Da quanto accaduto in Sudan negli ultimi mesi emergono delle similitudini piuttosto evidenti con il dopo primavere arabe di Egitto e Bahrein. In Egitto, nell’estate del 2013, furono sempre Arabia Saudita ed Emirati Arabi Uniti a sostenere sul piano diplomatico ed economico il golpe con cui l’allora generale dell’esercito egiziano Al Sisi si sbarazzò del presidente democraticamente eletto Mohammed Morsi, leader della Fratellanza Musulmana. Una mossa che permise a Riad e Abu Dhabi di “bonificare” un Paese nevralgico del Nord Africa come l’Egitto dalla presenza ingombrante dei Fratelli Musulmani al potere, per portare a termine la quale non fu risparmiato il sangue. Solo nei giorni immediatamente successivi al colpo di stato le vittime, tra sostenitori della Fratellanza e semplici civili, furono oltre 800. Questa similitudine non è passata inosservata tra chi, in questi mesi, è coraggiosamente sceso in piazza a Khartoum per chiedere ai militari una transizione democratica e non imposta del potere. Nelle marce pacifiche sono stati in tanti, infatti, a camminare al grido di “Vittoria o Egitto” rievocando le mattanze che accompagnarono l’ascesa di Al Sisi. Due anni prima, nel 2011, nei mesi caldi delle primavere arabe le autorità di Manama non esitarono invece a servirsi direttamente del supporto di truppe saudite per annichilire le proteste dei manifestanti accampati a Pearl Roundabout.

Possibili scenari futuri

Considerati i timidi appelli a fermare le violenze sui civili da parte di Stati Uniti e Unione Europea, e l’intenzione di Cina e Russia di non interferire sulle vicende interne al Paese ma, semmai, consolidare i rapporti con l’establishment militare salito al potere, è inevitabile che è e rimarrà l’esercito a guidare il Sudan del dopo Al Bashir.

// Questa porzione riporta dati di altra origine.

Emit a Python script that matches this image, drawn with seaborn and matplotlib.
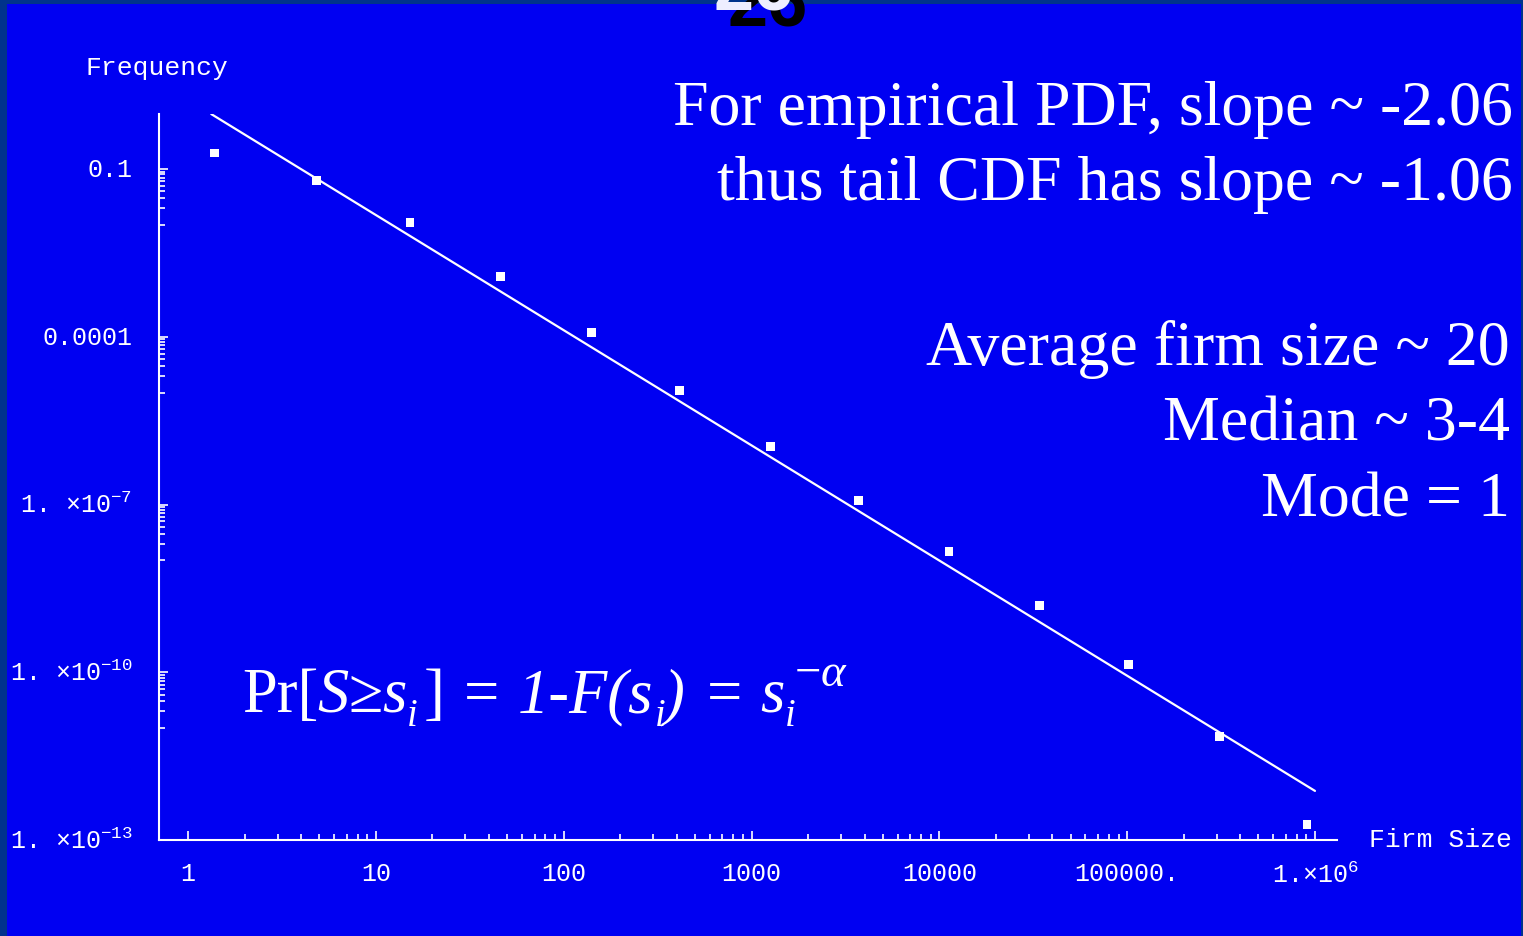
import numpy as np
import pandas as pd
import matplotlib
matplotlib.use("Agg")
import matplotlib.pyplot as plt
import seaborn as sns
from matplotlib.ticker import FixedLocator, FixedFormatter, NullFormatter
from matplotlib.patches import Rectangle

# Binned empirical distribution of firm sizes (log-log)
firm_size = [1.39, 4.82, 15.2, 46.0, 140, 413, 1262, 3707,
             11270, 34280, 101200, 309000, 906000]
frequency = [0.193, 0.0634, 0.0109, 1.19e-3, 1.18e-4, 1.11e-5, 1.08e-6,
             1.18e-7, 1.44e-8, 1.58e-9, 1.39e-10, 7.03e-12, 1.91e-13]

# Power-law fit: frequency = fit_amp * size ** pdf_slope
pdf_slope = -2.06
fit_amp = 1.73
fit_x = [1.33, 1.0e6]

x_ticks = [1, 10, 100, 1000, 10000, 100000, 1000000]
x_tick_labels = ["1", "10", "100", "1000", "10000", "100000.",
                 r"1.×10$^{\mathregular{6}}$"]
y_ticks = [1e-1, 1e-4, 1e-7, 1e-10, 1e-13]
y_tick_labels = ["0.1", "0.0001", r"1. ×10$^{\mathregular{-7}}$",
                 r"1. ×10$^{\mathregular{-10}}$", r"1. ×10$^{\mathregular{-13}}$"]

notes_top = ["For empirical PDF, slope ~ -2.06",
             "thus tail CDF has slope ~ -1.06"]
notes_mid = ["Average firm size ~ 20", "Median ~ 3-4", "Mode = 1"]

# Formula as styled runs: (text, style, scale, rise in em, gap before in em)
formula_runs = [
    ("Pr[", "normal", 1.0, 0.0, 0.0),
    ("S", "italic", 1.0, 0.0, -0.02),
    ("≥", "normal", 1.0, 0.0, 0.0),
    ("s", "italic", 1.0, 0.0, 0.0),
    ("i", "italic", 0.62, -0.22, 0.0),
    ("]", "normal", 1.0, 0.0, 0.1),
    ("=", "normal", 1.0, 0.0, 0.3),
    ("1-F(s", "italic", 1.0, 0.0, 0.3),
    ("i", "italic", 0.62, -0.22, 0.02),
    (")", "italic", 1.0, 0.0, -0.02),
    ("=", "normal", 1.0, 0.0, 0.35),
    ("s", "italic", 1.0, 0.0, 0.3),
    ("i", "italic", 0.62, -0.22, 0.0),
    ("\u2212", "normal", 0.75, 0.42, -0.02),
    ("α", "italic", 0.75, 0.42, 0.0),
]

BLUE = "#0000F2"
BORDER = "#00338C"
W, H = 1523, 937

sns.set_theme(style="ticks", rc={
    "axes.facecolor": BLUE,
    "figure.facecolor": BLUE,
    "savefig.facecolor": BLUE,
    "axes.edgecolor": "white",
    "xtick.color": "white",
    "ytick.color": "white",
    "text.color": "white",
})
plt.rcParams["font.family"] = ["Liberation Mono", "DejaVu Sans Mono"]

fig = plt.figure(figsize=(W / 100, H / 100), dpi=100)


def fx(px):
    return px / W


def fy(py):
    return 1 - py / H


ax = fig.add_axes([fx(158.7), fy(841), (1337 - 158.7) / W, (841 - 115) / H])

fit_y = [fit_amp * v ** pdf_slope for v in fit_x]
df_pts = pd.DataFrame({"size": firm_size, "freq": frequency})
df_fit = pd.DataFrame({"size": fit_x, "freq": fit_y})

sns.lineplot(data=df_fit, x="size", y="freq", ax=ax, color="white",
             linewidth=1.6, zorder=2)
sns.scatterplot(data=df_pts, x="size", y="freq", ax=ax, marker="s", s=40,
                color="white", edgecolor="none", linewidth=0, zorder=3)

ax.set_xscale("log")
ax.set_yscale("log")
ax.set_xlim(0.698, 1.31e6)
ax.set_ylim(1e-13, 0.965)
ax.set_xlabel("")
ax.set_ylabel("")

for side in ("top", "right"):
    ax.spines[side].set_visible(False)
for side in ("left", "bottom"):
    ax.spines[side].set_color("white")
    ax.spines[side].set_linewidth(1.5)

ax.xaxis.set_major_locator(FixedLocator(x_ticks))
ax.xaxis.set_major_formatter(FixedFormatter(x_tick_labels))
x_minor = [m * 10.0 ** k for k in range(0, 6) for m in range(2, 10)]
ax.xaxis.set_minor_locator(FixedLocator(x_minor))
ax.xaxis.set_minor_formatter(NullFormatter())

ax.yaxis.set_major_locator(FixedLocator(y_ticks))
ax.yaxis.set_major_formatter(FixedFormatter(y_tick_labels))
y_minor = [m * 10.0 ** (k - 1) for k in (-1, -4, -7, -10) for m in range(1, 10)]
ax.yaxis.set_minor_locator(FixedLocator(y_minor))
ax.yaxis.set_minor_formatter(NullFormatter())

ax.tick_params(axis="x", which="major", direction="in", length=6.3, width=1.2,
               pad=15, labelsize=18, labelcolor="white", color="white")
ax.tick_params(axis="x", which="minor", direction="in", length=4.1, width=1.2,
               color="white")
ax.tick_params(axis="y", which="major", direction="in", length=6.5, width=1.2,
               pad=19, labelsize=18, labelcolor="white", color="white")
ax.tick_params(axis="y", which="minor", direction="in", length=4.3, width=1.2,
               color="white")
for lbl in ax.get_yticklabels():
    lbl.set_verticalalignment("center")

# Axis captions in the plotting font
fig.text(fx(85), fy(68), "Frequency", fontsize=19, color="white",
         ha="left", va="center")
fig.text(fx(1369), fy(840), "Firm Size", fontsize=19, color="white",
         ha="left", va="center")

# Annotations
serif = ["Liberation Serif", "DejaVu Serif"]
for text, base in zip(notes_top, (125, 200)):
    fig.text(fx(1513), fy(base), text, fontsize=46, family=serif,
             color="white", ha="right", va="baseline")
for text, base in zip(notes_mid, (365, 441, 517)):
    fig.text(fx(1510), fy(base), text, fontsize=46, family=serif,
             color="white", ha="right", va="baseline")

# Formula, laid out run by run
renderer = fig.canvas.get_renderer()
f_size = 45.0
em = f_size * 100 / 72
x_cur, base_y = 242.0, 712.0
for text, style, scale, rise, gap in formula_runs:
    x_cur += gap * em
    t = fig.text(fx(x_cur), fy(base_y - rise * em), text,
                 fontsize=f_size * scale, fontstyle=style, family=serif,
                 color="white", ha="left", va="baseline")
    x_cur += t.get_window_extent(renderer).width

# Slide frame and page number
fig.patches.append(Rectangle((0, 0), fx(7), 1, transform=fig.transFigure,
                             facecolor=BORDER, edgecolor="none", zorder=0))
fig.patches.append(Rectangle((0, fy(5)), 1, 5 / H, transform=fig.transFigure,
                             facecolor=BORDER, edgecolor="none", zorder=0))
fig.patches.append(Rectangle((fx(1521), 0), fx(2), 1, transform=fig.transFigure,
                             facecolor=BORDER, edgecolor="none", zorder=0))
fig.text(fx(728), fy(26), "26", fontsize=52, fontweight="bold",
         family=["Liberation Sans", "DejaVu Sans"], color="black",
         ha="left", va="baseline", zorder=5)
fig.text(fx(713), fy(10), "26", fontsize=52, fontweight="bold",
         family=["Liberation Sans", "DejaVu Sans"], color="#EEEEFF",
         ha="left", va="baseline", zorder=6)

fig.savefig("out.png", dpi=100, facecolor=BLUE)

Il vero interrogativo a cui resta da dare una risposta è capire se e quando ci sarà una reazione da parte del blocco formato da Doha e Istanbul. Difficile credere, almeno nel breve periodo, che lo scontro per procura tra i due fronti degeneri in conflitto aperto come è accaduto dal 2011 in Siria e poi in Libia e, più indietro nel tempo, in Somalia.

Al contempo è però anche improbabile che Qatar e Turchia si rassegneranno al ruolo di sconfitti. Nel 2018 il Qatar ha firmato con Khartoum un accordo del valore di 4 miliardi di dollari per ampliare il porto sudanese di Suakin nel Mar Rosso, operazione di cui ha beneficiato anche Ankara che ha così potuto disporre di un avamposto navale in un’area strategica dal punto di vista militare e commerciale. Una cosa, pertanto, è certa. Seppur costretta a muoversi da una posizione di debolezza, Doha farà di tutto per non vedere svanire nel vuoto questo enorme investimento.